• _Goal_
In the listing that follows, retype every line from the first through the one containing "(pmin) at (633,562)". Pictures are to be left out.

**** Dataset section

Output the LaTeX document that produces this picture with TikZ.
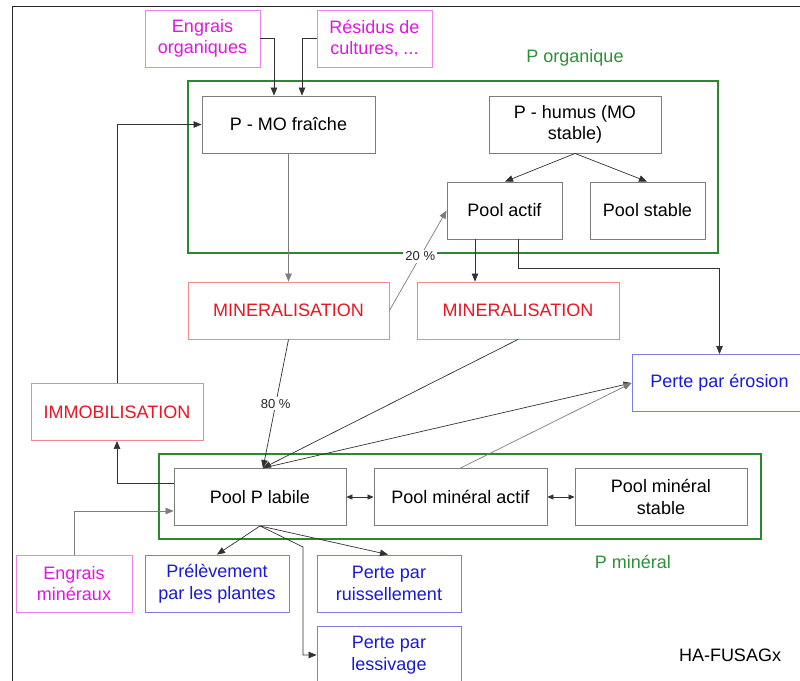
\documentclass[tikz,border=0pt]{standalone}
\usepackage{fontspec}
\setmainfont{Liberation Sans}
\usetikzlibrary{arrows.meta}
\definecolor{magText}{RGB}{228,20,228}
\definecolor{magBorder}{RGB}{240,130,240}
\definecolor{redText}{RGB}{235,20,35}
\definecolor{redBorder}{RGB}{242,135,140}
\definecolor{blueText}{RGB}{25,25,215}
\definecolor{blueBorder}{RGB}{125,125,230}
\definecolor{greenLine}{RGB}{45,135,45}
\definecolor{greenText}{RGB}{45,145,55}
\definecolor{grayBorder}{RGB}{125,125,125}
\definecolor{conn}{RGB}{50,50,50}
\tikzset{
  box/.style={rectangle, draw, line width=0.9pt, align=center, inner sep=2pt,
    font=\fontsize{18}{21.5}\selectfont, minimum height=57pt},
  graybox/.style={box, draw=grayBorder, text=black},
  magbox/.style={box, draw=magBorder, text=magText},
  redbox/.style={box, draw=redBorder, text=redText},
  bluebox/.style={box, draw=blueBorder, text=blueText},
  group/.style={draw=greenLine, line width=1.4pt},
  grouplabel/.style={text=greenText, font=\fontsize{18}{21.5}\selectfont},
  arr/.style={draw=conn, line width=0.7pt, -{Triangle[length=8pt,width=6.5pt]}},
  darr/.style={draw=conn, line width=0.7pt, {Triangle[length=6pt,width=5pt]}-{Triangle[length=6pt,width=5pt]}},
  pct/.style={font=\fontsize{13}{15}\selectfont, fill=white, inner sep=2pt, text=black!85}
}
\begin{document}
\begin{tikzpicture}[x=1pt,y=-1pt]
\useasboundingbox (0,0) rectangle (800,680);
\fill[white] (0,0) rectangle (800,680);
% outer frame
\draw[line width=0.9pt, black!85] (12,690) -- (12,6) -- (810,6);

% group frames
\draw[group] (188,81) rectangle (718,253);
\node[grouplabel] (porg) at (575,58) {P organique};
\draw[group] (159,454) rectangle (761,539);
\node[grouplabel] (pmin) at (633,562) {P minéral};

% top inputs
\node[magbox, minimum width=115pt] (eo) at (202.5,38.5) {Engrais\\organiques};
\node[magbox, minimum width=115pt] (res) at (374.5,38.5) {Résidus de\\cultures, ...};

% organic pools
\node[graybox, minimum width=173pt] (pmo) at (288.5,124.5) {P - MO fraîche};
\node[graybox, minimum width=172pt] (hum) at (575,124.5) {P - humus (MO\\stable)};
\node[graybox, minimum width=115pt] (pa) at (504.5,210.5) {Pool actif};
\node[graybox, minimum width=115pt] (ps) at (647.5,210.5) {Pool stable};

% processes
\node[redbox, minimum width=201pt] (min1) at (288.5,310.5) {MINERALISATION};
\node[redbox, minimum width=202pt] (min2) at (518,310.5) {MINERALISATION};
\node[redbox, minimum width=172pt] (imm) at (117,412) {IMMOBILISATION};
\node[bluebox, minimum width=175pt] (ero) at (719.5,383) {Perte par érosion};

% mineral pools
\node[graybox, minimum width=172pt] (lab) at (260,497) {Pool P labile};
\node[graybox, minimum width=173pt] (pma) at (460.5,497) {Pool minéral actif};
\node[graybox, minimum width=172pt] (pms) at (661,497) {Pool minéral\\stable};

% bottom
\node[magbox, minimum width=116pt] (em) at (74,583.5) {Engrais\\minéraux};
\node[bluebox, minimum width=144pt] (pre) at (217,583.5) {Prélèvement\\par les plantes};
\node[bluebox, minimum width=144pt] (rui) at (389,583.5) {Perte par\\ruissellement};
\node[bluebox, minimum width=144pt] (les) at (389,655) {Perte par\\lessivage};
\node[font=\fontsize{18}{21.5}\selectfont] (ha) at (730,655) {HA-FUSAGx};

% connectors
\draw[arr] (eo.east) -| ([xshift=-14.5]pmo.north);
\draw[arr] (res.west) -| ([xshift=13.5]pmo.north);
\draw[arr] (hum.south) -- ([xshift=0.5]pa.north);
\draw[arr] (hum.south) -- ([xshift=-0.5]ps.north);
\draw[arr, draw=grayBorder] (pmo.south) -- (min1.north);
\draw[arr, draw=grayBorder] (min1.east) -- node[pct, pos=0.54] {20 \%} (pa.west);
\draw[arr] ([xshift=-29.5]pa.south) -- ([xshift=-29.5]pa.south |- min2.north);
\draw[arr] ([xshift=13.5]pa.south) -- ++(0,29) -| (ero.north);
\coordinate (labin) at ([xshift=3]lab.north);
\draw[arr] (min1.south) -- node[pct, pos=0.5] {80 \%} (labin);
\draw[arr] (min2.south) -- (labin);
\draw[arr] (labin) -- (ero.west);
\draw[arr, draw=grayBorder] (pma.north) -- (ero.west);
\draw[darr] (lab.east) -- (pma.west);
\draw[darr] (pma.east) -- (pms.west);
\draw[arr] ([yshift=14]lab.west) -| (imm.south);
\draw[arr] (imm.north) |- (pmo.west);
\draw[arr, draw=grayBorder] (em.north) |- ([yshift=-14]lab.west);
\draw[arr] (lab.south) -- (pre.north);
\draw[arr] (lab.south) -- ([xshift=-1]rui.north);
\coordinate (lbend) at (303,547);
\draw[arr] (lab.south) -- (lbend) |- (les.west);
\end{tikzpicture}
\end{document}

********

• _Result_
Output the LaTeX document that produces this picture with TikZ.
\documentclass[tikz,border=0pt]{standalone}
\usepackage{fontspec}
\setmainfont{Liberation Sans}
\usetikzlibrary{arrows.meta}
\definecolor{magText}{RGB}{228,20,228}
\definecolor{magBorder}{RGB}{240,130,240}
\definecolor{redText}{RGB}{235,20,35}
\definecolor{redBorder}{RGB}{242,135,140}
\definecolor{blueText}{RGB}{25,25,215}
\definecolor{blueBorder}{RGB}{125,125,230}
\definecolor{greenLine}{RGB}{45,135,45}
\definecolor{greenText}{RGB}{45,145,55}
\definecolor{grayBorder}{RGB}{125,125,125}
\definecolor{conn}{RGB}{50,50,50}
\tikzset{
  box/.style={rectangle, draw, line width=0.9pt, align=center, inner sep=2pt,
    font=\fontsize{18}{21.5}\selectfont, minimum height=57pt},
  graybox/.style={box, draw=grayBorder, text=black},
  magbox/.style={box, draw=magBorder, text=magText},
  redbox/.style={box, draw=redBorder, text=redText},
  bluebox/.style={box, draw=blueBorder, text=blueText},
  group/.style={draw=greenLine, line width=1.4pt},
  grouplabel/.style={text=greenText, font=\fontsize{18}{21.5}\selectfont},
  arr/.style={draw=conn, line width=0.7pt, -{Triangle[length=8pt,width=6.5pt]}},
  darr/.style={draw=conn, line width=0.7pt, {Triangle[length=6pt,width=5pt]}-{Triangle[length=6pt,width=5pt]}},
  pct/.style={font=\fontsize{13}{15}\selectfont, fill=white, inner sep=2pt, text=black!85}
}
\begin{document}
\begin{tikzpicture}[x=1pt,y=-1pt]
\useasboundingbox (0,0) rectangle (800,680);
\fill[white] (0,0) rectangle (800,680);
% outer frame
\draw[line width=0.9pt, black!85] (12,690) -- (12,6) -- (810,6);

% group frames
\draw[group] (188,81) rectangle (718,253);
\node[grouplabel] (porg) at (575,58) {P organique};
\draw[group] (159,454) rectangle (761,539);
\node[grouplabel] (pmin) at (633,562) {P minéral};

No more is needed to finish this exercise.